A very interesting analysis of the situation in Syria and beyond. I agree totally with the view stated in this article. I just want to highlight what I believe to be a key point and add a couple of my own;
- The traditional approach followed in the past is for western governments to ally themselves with MENA states in fighting terrorism. However as pointed out in the article some of these brutal regimes are themselves culpable for the rise of extremism in the region and should not be allowed to get away with it just by holding the “Fight Terrorism” banner. So “calibrating” relations with these regimes is critical.
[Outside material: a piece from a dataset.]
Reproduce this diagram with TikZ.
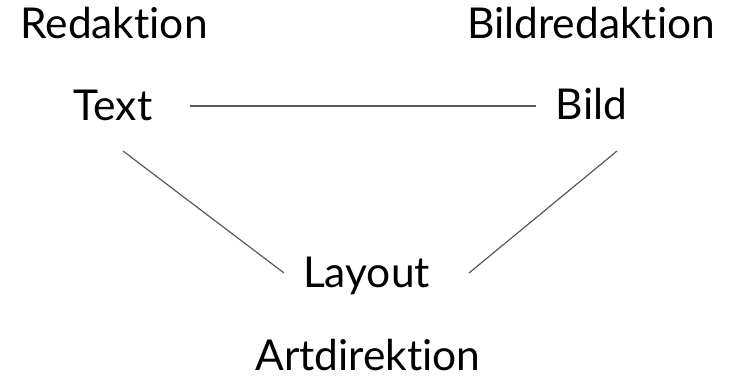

- As an extension to point above we already recognise through history that there are key states in the Middle East. In the past this map of key states was merely used by western leaders in developing strategic military alliances with these states irrespective of mode of governance all for the sake of promoting security at home or for purely economic benefits including arms sales (championed in most cases by the military-industrial complex). It is clear now that this is a flawed policy similar to one adopted by the United States in supporting a terrorist organisation like Al Queda and the Talaban in a proxy war against Russian invasion of Afghanistan. We know without a shadow of doubt that political oppression/exclusion is one of the main contributing factors to the rise of extremism. In the past it may have mattered less to the west, but now the effects of this approach are coming home to roost. One of the reasons we are where we are today in my view is for the lack of political & economic engagement/support for states undergoing democratic transition during the Arab Spring. This has effectively created a void which Russia is now trying to fill in a cold-war style power confrontation with the west.
- Policies affecting Immigration/Integration are key in our battle against extremism within our shores. We need to engage with moderate Muslim leaders who are seeking to develop/apply interpretations of the Quran that are consistent with our values as a nation without contradicting core teachings of the religion-I believe this is quite achievable but requires focus, commitment and a serious effort. We also need to put more emphasis on developing a national identity that does not distinguish between race, religion or culture. If multiculturalism means tolerance of people with diverse backgrounds living-for all intents and purposes-in separate islands despite of living in the same country then we need to ditch this approach. As an example it seemed absurd to me to find out that within the British Liberal Democrats party-where I was previously a member-they have a group within the party calling themselves the Ethnic Minority Liberal Democrats. In brief we need a rethink of our approach on that score.
A final point here to say that despite the fact that are tough challenges ahead, there are pragmatic ways to deal with each one of those challenges-what is needed is true leadership and an aggressive agenda to make up for lost time.